#### Request
Pull out exactly the lines from the line containing "Give me the matplotlib source for this chart." to the line containing "import numpy as np", both lines included, with pictures removed from the copy.

[Part of a data file]

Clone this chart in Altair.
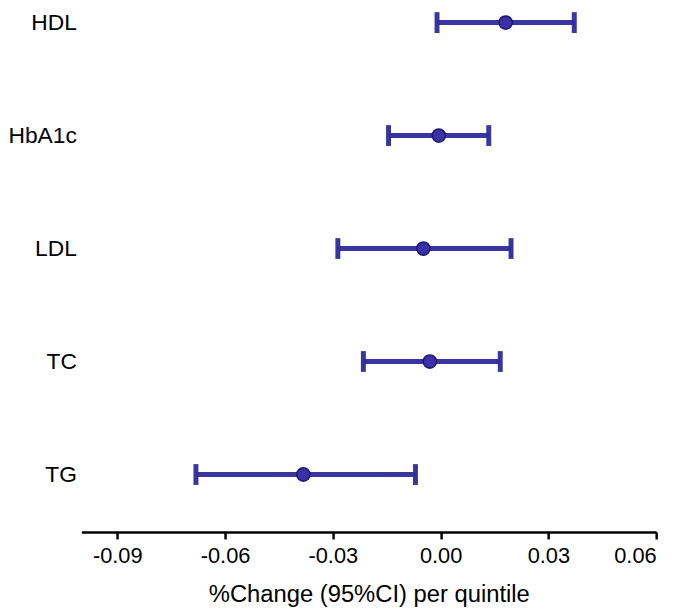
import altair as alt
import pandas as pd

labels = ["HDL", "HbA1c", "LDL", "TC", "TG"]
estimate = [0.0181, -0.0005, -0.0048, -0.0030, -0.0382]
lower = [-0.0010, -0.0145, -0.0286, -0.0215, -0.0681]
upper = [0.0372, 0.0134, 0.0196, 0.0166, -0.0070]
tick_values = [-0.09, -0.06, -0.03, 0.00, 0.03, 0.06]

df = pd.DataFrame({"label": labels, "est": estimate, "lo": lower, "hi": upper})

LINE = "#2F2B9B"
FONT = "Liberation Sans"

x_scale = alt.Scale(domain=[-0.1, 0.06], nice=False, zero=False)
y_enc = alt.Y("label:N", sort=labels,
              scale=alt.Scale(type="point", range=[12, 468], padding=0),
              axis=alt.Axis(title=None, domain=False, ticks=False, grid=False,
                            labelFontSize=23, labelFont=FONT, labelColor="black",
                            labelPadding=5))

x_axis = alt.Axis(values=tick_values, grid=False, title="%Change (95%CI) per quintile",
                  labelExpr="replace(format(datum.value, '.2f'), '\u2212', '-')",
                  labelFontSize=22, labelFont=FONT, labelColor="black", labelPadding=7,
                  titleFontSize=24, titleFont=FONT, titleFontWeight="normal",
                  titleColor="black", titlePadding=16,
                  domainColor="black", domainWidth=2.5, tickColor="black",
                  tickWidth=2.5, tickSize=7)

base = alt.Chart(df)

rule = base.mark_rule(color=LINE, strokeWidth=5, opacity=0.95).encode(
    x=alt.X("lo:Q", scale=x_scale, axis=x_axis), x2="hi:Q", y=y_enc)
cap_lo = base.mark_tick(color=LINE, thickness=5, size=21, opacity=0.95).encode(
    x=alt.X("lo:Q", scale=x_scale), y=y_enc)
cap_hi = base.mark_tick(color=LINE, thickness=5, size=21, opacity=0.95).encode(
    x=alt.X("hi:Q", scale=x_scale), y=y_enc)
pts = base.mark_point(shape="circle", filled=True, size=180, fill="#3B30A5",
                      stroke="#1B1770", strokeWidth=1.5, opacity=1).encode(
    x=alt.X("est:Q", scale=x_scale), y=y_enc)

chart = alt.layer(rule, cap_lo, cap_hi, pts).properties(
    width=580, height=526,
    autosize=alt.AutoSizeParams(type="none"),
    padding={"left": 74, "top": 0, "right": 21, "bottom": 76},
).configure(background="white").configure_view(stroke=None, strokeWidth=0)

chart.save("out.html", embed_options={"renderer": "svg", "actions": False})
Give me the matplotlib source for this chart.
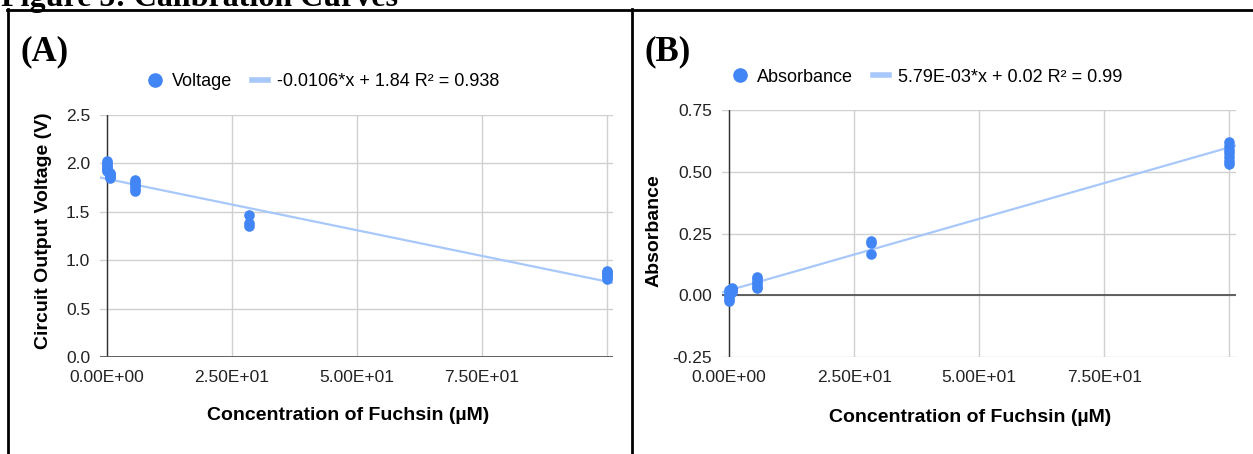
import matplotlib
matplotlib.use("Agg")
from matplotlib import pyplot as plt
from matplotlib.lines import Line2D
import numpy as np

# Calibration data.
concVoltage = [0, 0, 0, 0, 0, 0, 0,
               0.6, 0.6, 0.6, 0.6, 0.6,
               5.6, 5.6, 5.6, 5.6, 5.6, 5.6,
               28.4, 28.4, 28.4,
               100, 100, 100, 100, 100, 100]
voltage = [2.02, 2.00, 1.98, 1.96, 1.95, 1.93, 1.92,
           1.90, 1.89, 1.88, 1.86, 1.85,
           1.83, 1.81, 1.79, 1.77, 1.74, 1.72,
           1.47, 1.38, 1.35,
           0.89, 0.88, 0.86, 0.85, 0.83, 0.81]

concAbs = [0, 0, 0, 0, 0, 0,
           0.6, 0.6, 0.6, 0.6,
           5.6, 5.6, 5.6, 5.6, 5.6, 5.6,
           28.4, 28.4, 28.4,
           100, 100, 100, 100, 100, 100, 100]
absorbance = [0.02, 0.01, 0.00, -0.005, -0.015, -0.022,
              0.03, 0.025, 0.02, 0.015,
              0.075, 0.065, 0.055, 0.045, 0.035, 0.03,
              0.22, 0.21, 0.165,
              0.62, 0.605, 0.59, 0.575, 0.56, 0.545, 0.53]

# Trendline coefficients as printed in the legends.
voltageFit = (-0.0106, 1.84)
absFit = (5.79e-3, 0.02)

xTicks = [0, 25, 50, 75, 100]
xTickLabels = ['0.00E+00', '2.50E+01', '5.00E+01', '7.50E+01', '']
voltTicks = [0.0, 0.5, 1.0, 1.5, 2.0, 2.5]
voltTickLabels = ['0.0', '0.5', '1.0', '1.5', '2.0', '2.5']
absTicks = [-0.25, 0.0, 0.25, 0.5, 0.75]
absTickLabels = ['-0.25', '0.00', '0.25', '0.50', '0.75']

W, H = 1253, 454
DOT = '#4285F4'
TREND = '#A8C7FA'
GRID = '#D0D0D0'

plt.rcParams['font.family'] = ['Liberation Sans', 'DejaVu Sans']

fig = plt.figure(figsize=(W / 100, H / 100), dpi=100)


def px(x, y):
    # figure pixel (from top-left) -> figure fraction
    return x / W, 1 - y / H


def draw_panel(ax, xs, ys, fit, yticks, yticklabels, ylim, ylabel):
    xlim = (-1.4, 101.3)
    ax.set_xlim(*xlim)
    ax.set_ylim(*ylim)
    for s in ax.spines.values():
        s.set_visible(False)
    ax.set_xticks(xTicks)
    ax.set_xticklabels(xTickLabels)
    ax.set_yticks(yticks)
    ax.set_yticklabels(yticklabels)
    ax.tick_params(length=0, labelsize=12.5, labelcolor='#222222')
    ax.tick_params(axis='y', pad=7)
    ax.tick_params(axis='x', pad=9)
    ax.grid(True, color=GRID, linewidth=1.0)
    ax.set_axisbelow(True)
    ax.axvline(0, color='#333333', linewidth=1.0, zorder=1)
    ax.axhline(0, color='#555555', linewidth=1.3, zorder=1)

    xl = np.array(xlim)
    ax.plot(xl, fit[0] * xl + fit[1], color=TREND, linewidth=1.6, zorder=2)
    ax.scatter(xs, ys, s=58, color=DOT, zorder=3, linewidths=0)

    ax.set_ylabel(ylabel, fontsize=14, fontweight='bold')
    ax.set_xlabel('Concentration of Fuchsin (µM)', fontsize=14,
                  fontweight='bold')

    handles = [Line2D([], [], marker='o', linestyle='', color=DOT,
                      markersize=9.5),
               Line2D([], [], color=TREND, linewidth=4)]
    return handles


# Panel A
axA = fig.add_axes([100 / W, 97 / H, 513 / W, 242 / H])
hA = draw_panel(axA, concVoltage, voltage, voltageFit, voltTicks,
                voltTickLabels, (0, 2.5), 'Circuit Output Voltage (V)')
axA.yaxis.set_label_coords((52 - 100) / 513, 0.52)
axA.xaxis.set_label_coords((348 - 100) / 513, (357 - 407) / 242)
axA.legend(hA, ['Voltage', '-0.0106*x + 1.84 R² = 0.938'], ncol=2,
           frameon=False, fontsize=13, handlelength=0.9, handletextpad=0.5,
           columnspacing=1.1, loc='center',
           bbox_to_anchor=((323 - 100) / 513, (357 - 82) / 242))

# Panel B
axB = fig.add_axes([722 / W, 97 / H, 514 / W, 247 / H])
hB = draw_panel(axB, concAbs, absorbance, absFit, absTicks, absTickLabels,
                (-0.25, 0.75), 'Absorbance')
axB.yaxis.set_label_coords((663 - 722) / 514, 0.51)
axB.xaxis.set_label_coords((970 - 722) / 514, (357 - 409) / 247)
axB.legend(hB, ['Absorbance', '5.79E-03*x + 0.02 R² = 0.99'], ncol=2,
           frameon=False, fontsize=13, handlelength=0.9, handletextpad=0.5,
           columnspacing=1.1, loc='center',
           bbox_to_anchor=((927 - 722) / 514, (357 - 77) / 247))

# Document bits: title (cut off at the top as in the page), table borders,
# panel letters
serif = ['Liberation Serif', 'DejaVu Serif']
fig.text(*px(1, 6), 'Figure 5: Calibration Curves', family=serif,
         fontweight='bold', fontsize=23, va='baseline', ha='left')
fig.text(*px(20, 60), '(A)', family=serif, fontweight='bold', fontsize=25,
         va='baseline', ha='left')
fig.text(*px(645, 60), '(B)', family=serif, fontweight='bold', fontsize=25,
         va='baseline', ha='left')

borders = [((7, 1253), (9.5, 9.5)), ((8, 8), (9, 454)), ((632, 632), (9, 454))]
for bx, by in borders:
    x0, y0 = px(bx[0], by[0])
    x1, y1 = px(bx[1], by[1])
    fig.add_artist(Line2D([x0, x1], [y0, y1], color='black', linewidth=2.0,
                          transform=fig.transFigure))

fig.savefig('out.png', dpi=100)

#### Task result
Give me the matplotlib source for this chart.
import matplotlib
matplotlib.use("Agg")
from matplotlib import pyplot as plt
from matplotlib.lines import Line2D
import numpy as np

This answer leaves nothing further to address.